Off the potholed road where chauffeur-driven cars jostle for space with bullock carts, past the gatehouse and the cluster of polite uniformed guards, you'll find a vision of America.

Palm Meadows, it's called -- an enclave of gently curving streets, Spanish-tile roofs and lawns manicured to putting-green perfection. At Halloween, costumed children ring doorbells up and down the block. Before Christmas, colored lights go up around the windows of its tidy suburban homes.

Here on the fringes of one of Asia's foremost high-tech cities, not far from where the industrial parks give way to rice paddies, a new generation of Indians -- young, affluent professionals back in India after years in the United States -- retreat into a walled-off echo of suburban America.

Because coming home isn't always easy.

"It's mayhem once you leave the gates of the neighborhood," said Yamini Narayanan, an economist and stay-at-home mother who was born and raised in India.

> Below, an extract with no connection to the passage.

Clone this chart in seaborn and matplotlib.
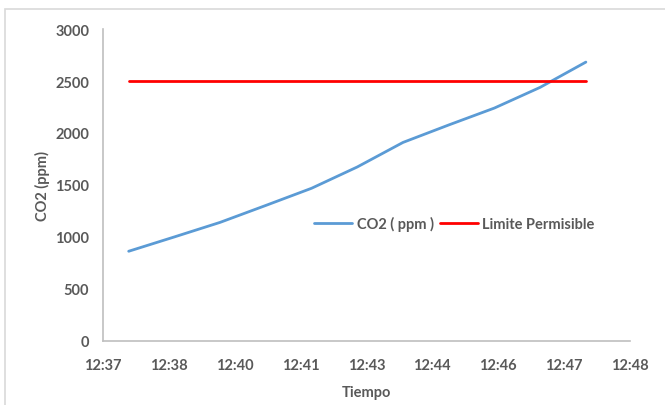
import numpy as np
import pandas as pd
import matplotlib
matplotlib.use('Agg')
import matplotlib.pyplot as plt
import seaborn as sns
from matplotlib.patches import Rectangle

# minutes after 12:00
minutes = [38, 39, 40, 41, 42, 43, 44, 45, 46, 47, 48]
co2_ppm = [862, 1000, 1140, 1303, 1468, 1673, 1909, 2077, 2240, 2439, 2682]
limit_ppm = 2500

tick_labels = ['12:37', '12:38', '12:40', '12:41', '12:43', '12:44', '12:46', '12:47', '12:48']
y_ticks = [0, 500, 1000, 1500, 2000, 2500, 3000]

df = pd.DataFrame({'minute': minutes, 'co2': co2_ppm})
df['limit'] = limit_ppm

sns.set_style('white')
plt.rcParams['font.family'] = ['Lato', 'DejaVu Sans']

gray = '#595959'
fs = 10.5
fig = plt.figure(figsize=(6.65, 4.06), dpi=100)
ax = fig.add_axes([0.155, 0.158, 0.792, 0.768])

sns.lineplot(data=df, x='minute', y='co2', ax=ax, color='#5B9BD5', linewidth=2.0, label='CO2 ( ppm )')
sns.lineplot(data=df, x='minute', y='limit', ax=ax, color='#FF0000', linewidth=2.0, label='Limite Permisible')

# Excel-like date axis: ticks every 0.001 day (1.44 min)
x_ticks = 37.44 + 1.44 * np.arange(len(tick_labels))
ax.set_xlim(x_ticks[0], x_ticks[-1])
ax.set_xticks(x_ticks)
ax.set_xticklabels(tick_labels)
ax.set_ylim(0, 3000)
ax.set_yticks(y_ticks)

ax.tick_params(axis='both', length=0, labelsize=fs, labelcolor=gray)
ax.tick_params(axis='x', pad=12)
ax.tick_params(axis='y', pad=10)
for lbl in ax.get_xticklabels() + ax.get_yticklabels():
    lbl.set_fontweight('bold')

ax.set_xlabel('Tiempo', fontsize=fs, fontweight='bold', color=gray, labelpad=10)
ax.set_ylabel('CO2 (ppm)', fontsize=fs, fontweight='bold', color=gray, labelpad=4)

for side in ['top', 'right']:
    ax.spines[side].set_visible(False)
for side in ['left', 'bottom']:
    ax.spines[side].set_color('#BFBFBF')
    ax.spines[side].set_linewidth(1.2)

leg = ax.legend(loc='center', bbox_to_anchor=(0.667, 0.375), ncol=2, frameon=False,
                fontsize=fs, handlelength=2.6, columnspacing=0.4, handletextpad=0.3)
for t in leg.get_texts():
    t.set_color(gray)
    t.set_fontweight('bold')

# chart border
fig.patches.append(Rectangle((5 / 665, -0.01), 1.0, 1 - 9.5 / 406 + 0.01, transform=fig.transFigure,
                             fill=False, edgecolor='#D9D9D9', linewidth=1.2))

fig.savefig('out.png', dpi=100)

After living in the United States for more than a dozen years, she recently returned with her husband and two children.

The first months were tough: The filth disgusted her, the servants confused her, the chaos of the streets worried her. "It was horrible," she said in an interview as her two American-born children, ages 8 and 5, ran in and out the front door. Then she added cheerfully: "Now I'm a pro."

In a nation where success used to be defined by how quickly a university graduate could snare a British or American passport, and where up-and-coming doctors, bankers and software engineers often did all they could to get somewhere else, India's best and brightest are coming home.

The economy is growing at 7 percent a year, the infrastructure is improving and salaries, once dwarfed by the pay in the West, are catching up. These days, India's small but growing consumer class can get everything from a decent latte to a pepperoni pizza (delivered in 30 minutes or it's free, relentless Pizza Hut TV ads promise).

Bangalore, once a quiet retirement town, has become the booming nexus of India's high-tech outsourcing world. It is also the hub for returnees, many of them refugees from the Silicon Valley meltdown.

Narayanan and her husband, Sean, 36, arrived three years ago, moving from Northern Virginia, where he was an information technology consultant. Both are naturalized American citizens.

"India was starting to become part of the information technology world," Sean Narayanan said of his decision to return. He had been watching the situation in India since economic reform took hold in the early 1990s.

"I saw that I could do something different in India, something bigger," said Narayanan, now a top executive for Cognizant Technology Solutions, a major player in Indian outsourcing.

"Five years ago, six years ago, there was never the opportunity to come. You'd have to take a huge hit in your lifestyle," he said. "Five years ago, if I wanted to I could get a car here, but I'd have to wait a year."

Now, he says, living in Bangalore is "70 percent" like living in America.

Also, the Narayanans wanted their children to be nearer to their grandparents, and to their Indian culture.

To return, though, is to be forced to navigate between two countries and two cultures, between Western comforts and India's tug on its prodigal children.

The kids soon lose their accents but "it is the parents who watch 'Friends' and 'Law & Order' to take the edge out of the transition," Ranjani Nellore, an Indian-born scientist who left the San Francisco area for Hyderabad, wrote last year in the magazine India Currents.

But, Nellore said in an interview, she knew when it was time to come back. After nearly 14 years in America, she still found herself confused by the culture, and worried she might be ill-equipped to guide her 7-year-old daughter into an American adolescence.

"I thought of all the problems I wouldn't have been able to help her with growing up because I hadn't been raised there," Nellore said.

But it can be a shock to arrive in India from an American suburb.

Wealthy customers can now wander through India's air-conditioned shopping malls, but this is still a country where more than 800 million people survive on less than $2 a day. Even the wealthy must face cities crowded with poverty, where malnourished children are commonplace and railroad tracks double as open-air toilets.

The returning expatriates worry about the country's pitifully slow ambulance service, and wonder what to tell their children about the beggars tapping on car windows at stoplights. In India's blistering heat, they yearn for the pleasures of a first snowfall.

When they are stuck in traffic jams -- as they often are in this once-small city now buckling under its sudden popularity -- the American dream calls out from roadside billboards.

"Buy an apartment, live in a resort," says an ad for the Purva Riviera development. "An Enclave of Green Grandeur," posters for Gopalan Gardenia promise.

Many of them mimic American suburbs, with sidewalks, well-paved roads and yards where kids play cricket or baseball. Most are gated, and some include such luxuries as 24-hour power backup to deal with the city's electricity outages.

They're not cheap: Nicer houses start at around $225,000, a small fortune by Indian standards.

Sealed off from the clamor of urban India, Narayanan knows his life is impossibly distant to most of his countrymen.

"I don't see myself as an expat here, but I don't see myself as an Indian, either," he said. "We still consider the U.S. our home."

Thinking about it a little more, he concludes: "We're straddling both places."

A child waits for a school bus in the Bangalore neighborhood of Palm Meadows, home to professionals used to the affluence of a U.S. lifestyle.